==== Material provided ====

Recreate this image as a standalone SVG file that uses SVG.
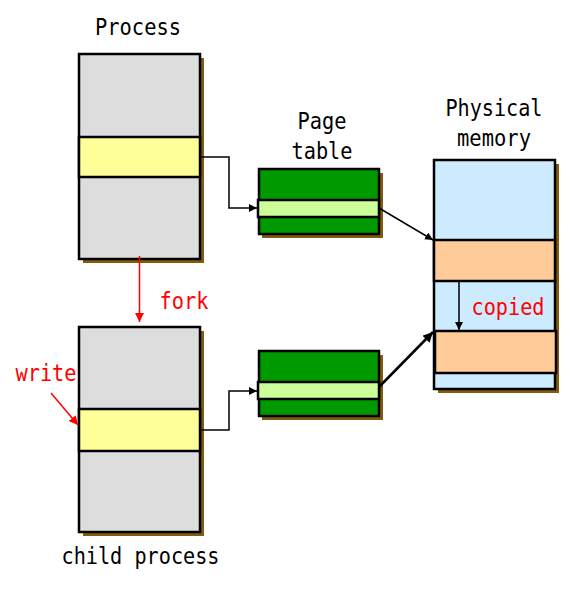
<svg xmlns="http://www.w3.org/2000/svg" width="573" height="596" viewBox="0 0 573 596">
<defs>
<style>
.sh{fill:#835A0E}
.box{stroke:#000;stroke-width:2.5}
.grey{fill:#DDDDDD}
.yel{fill:#FFFF99}
.grn{fill:#009900}
.lg{fill:#CCFF99}
.blu{fill:#CCEBFF}
.org{fill:#FFCC99}
.t{font-family:"DejaVu Sans Mono",monospace;font-size:22.5px;fill:#000;text-anchor:middle}
.r{fill:#FF0000}
.c{fill:none;stroke:#000;stroke-width:1.5}
</style>
<marker id="ab" viewBox="0 0 10 10" refX="10" refY="5" markerWidth="8" markerHeight="8" markerUnits="userSpaceOnUse" orient="auto"><path d="M0,0 L10,5 L0,10 z" fill="#000"/></marker>
<marker id="ab2" viewBox="0 0 10 10" refX="10" refY="5" markerWidth="10" markerHeight="10" markerUnits="userSpaceOnUse" orient="auto"><path d="M0,0 L10,5 L0,10 z" fill="#000"/></marker>
<marker id="ar" viewBox="0 0 10 10" refX="10" refY="5" markerWidth="9" markerHeight="9" markerUnits="userSpaceOnUse" orient="auto"><path d="M0,0 L10,5 L0,10 z" fill="#FF0000"/></marker>
</defs>
<g id="process">
<rect class="sh" x="83" y="58" width="121" height="205"/>
<rect class="box grey" x="79" y="54" width="121" height="205"/>
<rect class="box yel" x="79" y="137" width="121" height="40"/>
<text class="t" x="138" y="35" textLength="86" lengthAdjust="spacingAndGlyphs">Process</text>
</g>
<g id="child">
<rect class="sh" x="83" y="331" width="121" height="205"/>
<rect class="box grey" x="79" y="327" width="121" height="205"/>
<rect class="box yel" x="79" y="409" width="121" height="42"/>
<text class="t" x="140.5" y="564" textLength="158" lengthAdjust="spacingAndGlyphs">child process</text>
</g>
<g id="pt1">
<rect class="sh" x="262" y="173" width="121" height="65"/>
<rect class="box grn" x="259" y="169" width="120" height="65"/>
<rect class="box lg" x="258" y="200" width="121" height="17"/>
<text class="t" x="322" y="129" textLength="49" lengthAdjust="spacingAndGlyphs">Page</text>
<text class="t" x="322" y="159" textLength="61" lengthAdjust="spacingAndGlyphs">table</text>
</g>
<g id="pt2">
<rect class="sh" x="262" y="355" width="121" height="65"/>
<rect class="box grn" x="259" y="351" width="120" height="65"/>
<rect class="box lg" x="258" y="382" width="121" height="17"/>
</g>
<g id="mem">
<rect class="sh" x="438" y="164" width="121" height="229"/>
<rect class="box blu" x="434" y="160" width="121" height="229"/>
<rect class="box org" x="434" y="240" width="121" height="41"/>
<rect class="box org" x="435" y="331" width="121" height="42"/>
<text class="t" x="494" y="116" textLength="97" lengthAdjust="spacingAndGlyphs">Physical</text>
<text class="t" x="494" y="146" textLength="74" lengthAdjust="spacingAndGlyphs">memory</text>
<text class="t r" x="508" y="315" textLength="73" lengthAdjust="spacingAndGlyphs">copied</text>
</g>
<g id="labels">
<text class="t r" x="184" y="309" textLength="49" lengthAdjust="spacingAndGlyphs">fork</text>
<text class="t r" x="46" y="381" textLength="61" lengthAdjust="spacingAndGlyphs">write</text>
</g>
<g id="connectors">
<polyline class="c" points="200,157 229,157 229,208 257,208" marker-end="url(#ab)"/>
<polyline class="c" points="200,430 229,430 229,391 257,391" marker-end="url(#ab)"/>
<line class="c" x1="379" y1="208" x2="433" y2="240" marker-end="url(#ab)"/>
<line x1="379" y1="387" x2="433" y2="332" stroke="#000" stroke-width="2.5" marker-end="url(#ab2)"/>
<line class="c" x1="459" y1="281" x2="459" y2="330" marker-end="url(#ab)"/>
<line x1="139.5" y1="256" x2="139.5" y2="322" stroke="#FF0000" stroke-width="1.5" marker-end="url(#ar)"/>
<line x1="51" y1="393" x2="78" y2="425" stroke="#FF0000" stroke-width="1.5" marker-end="url(#ar)"/>
</g>
</svg>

====

| Set task |
Copy out each line exactly, without the pictures.

| Answer below |
Recreate this image as a standalone SVG file that uses SVG.
<svg xmlns="http://www.w3.org/2000/svg" width="573" height="596" viewBox="0 0 573 596">
<defs>
<style>
.sh{fill:#835A0E}
.box{stroke:#000;stroke-width:2.5}
.grey{fill:#DDDDDD}
.yel{fill:#FFFF99}
.grn{fill:#009900}
.lg{fill:#CCFF99}
.blu{fill:#CCEBFF}
.org{fill:#FFCC99}
.t{font-family:"DejaVu Sans Mono",monospace;font-size:22.5px;fill:#000;text-anchor:middle}
.r{fill:#FF0000}
.c{fill:none;stroke:#000;stroke-width:1.5}
</style>
<marker id="ab" viewBox="0 0 10 10" refX="10" refY="5" markerWidth="8" markerHeight="8" markerUnits="userSpaceOnUse" orient="auto"><path d="M0,0 L10,5 L0,10 z" fill="#000"/></marker>
<marker id="ab2" viewBox="0 0 10 10" refX="10" refY="5" markerWidth="10" markerHeight="10" markerUnits="userSpaceOnUse" orient="auto"><path d="M0,0 L10,5 L0,10 z" fill="#000"/></marker>
<marker id="ar" viewBox="0 0 10 10" refX="10" refY="5" markerWidth="9" markerHeight="9" markerUnits="userSpaceOnUse" orient="auto"><path d="M0,0 L10,5 L0,10 z" fill="#FF0000"/></marker>
</defs>
<g id="process">
<rect class="sh" x="83" y="58" width="121" height="205"/>
<rect class="box grey" x="79" y="54" width="121" height="205"/>
<rect class="box yel" x="79" y="137" width="121" height="40"/>
<text class="t" x="138" y="35" textLength="86" lengthAdjust="spacingAndGlyphs">Process</text>
</g>
<g id="child">
<rect class="sh" x="83" y="331" width="121" height="205"/>
<rect class="box grey" x="79" y="327" width="121" height="205"/>
<rect class="box yel" x="79" y="409" width="121" height="42"/>
<text class="t" x="140.5" y="564" textLength="158" lengthAdjust="spacingAndGlyphs">child process</text>
</g>
<g id="pt1">
<rect class="sh" x="262" y="173" width="121" height="65"/>
<rect class="box grn" x="259" y="169" width="120" height="65"/>
<rect class="box lg" x="258" y="200" width="121" height="17"/>
<text class="t" x="322" y="129" textLength="49" lengthAdjust="spacingAndGlyphs">Page</text>
<text class="t" x="322" y="159" textLength="61" lengthAdjust="spacingAndGlyphs">table</text>
</g>
<g id="pt2">
<rect class="sh" x="262" y="355" width="121" height="65"/>
<rect class="box grn" x="259" y="351" width="120" height="65"/>
<rect class="box lg" x="258" y="382" width="121" height="17"/>
</g>
<g id="mem">
<rect class="sh" x="438" y="164" width="121" height="229"/>
<rect class="box blu" x="434" y="160" width="121" height="229"/>
<rect class="box org" x="434" y="240" width="121" height="41"/>
<rect class="box org" x="435" y="331" width="121" height="42"/>
<text class="t" x="494" y="116" textLength="97" lengthAdjust="spacingAndGlyphs">Physical</text>
<text class="t" x="494" y="146" textLength="74" lengthAdjust="spacingAndGlyphs">memory</text>
<text class="t r" x="508" y="315" textLength="73" lengthAdjust="spacingAndGlyphs">copied</text>
</g>
<g id="labels">
<text class="t r" x="184" y="309" textLength="49" lengthAdjust="spacingAndGlyphs">fork</text>
<text class="t r" x="46" y="381" textLength="61" lengthAdjust="spacingAndGlyphs">write</text>
</g>
<g id="connectors">
<polyline class="c" points="200,157 229,157 229,208 257,208" marker-end="url(#ab)"/>
<polyline class="c" points="200,430 229,430 229,391 257,391" marker-end="url(#ab)"/>
<line class="c" x1="379" y1="208" x2="433" y2="240" marker-end="url(#ab)"/>
<line x1="379" y1="387" x2="433" y2="332" stroke="#000" stroke-width="2.5" marker-end="url(#ab2)"/>
<line class="c" x1="459" y1="281" x2="459" y2="330" marker-end="url(#ab)"/>
<line x1="139.5" y1="256" x2="139.5" y2="322" stroke="#FF0000" stroke-width="1.5" marker-end="url(#ar)"/>
<line x1="51" y1="393" x2="78" y2="425" stroke="#FF0000" stroke-width="1.5" marker-end="url(#ar)"/>
</g>
</svg>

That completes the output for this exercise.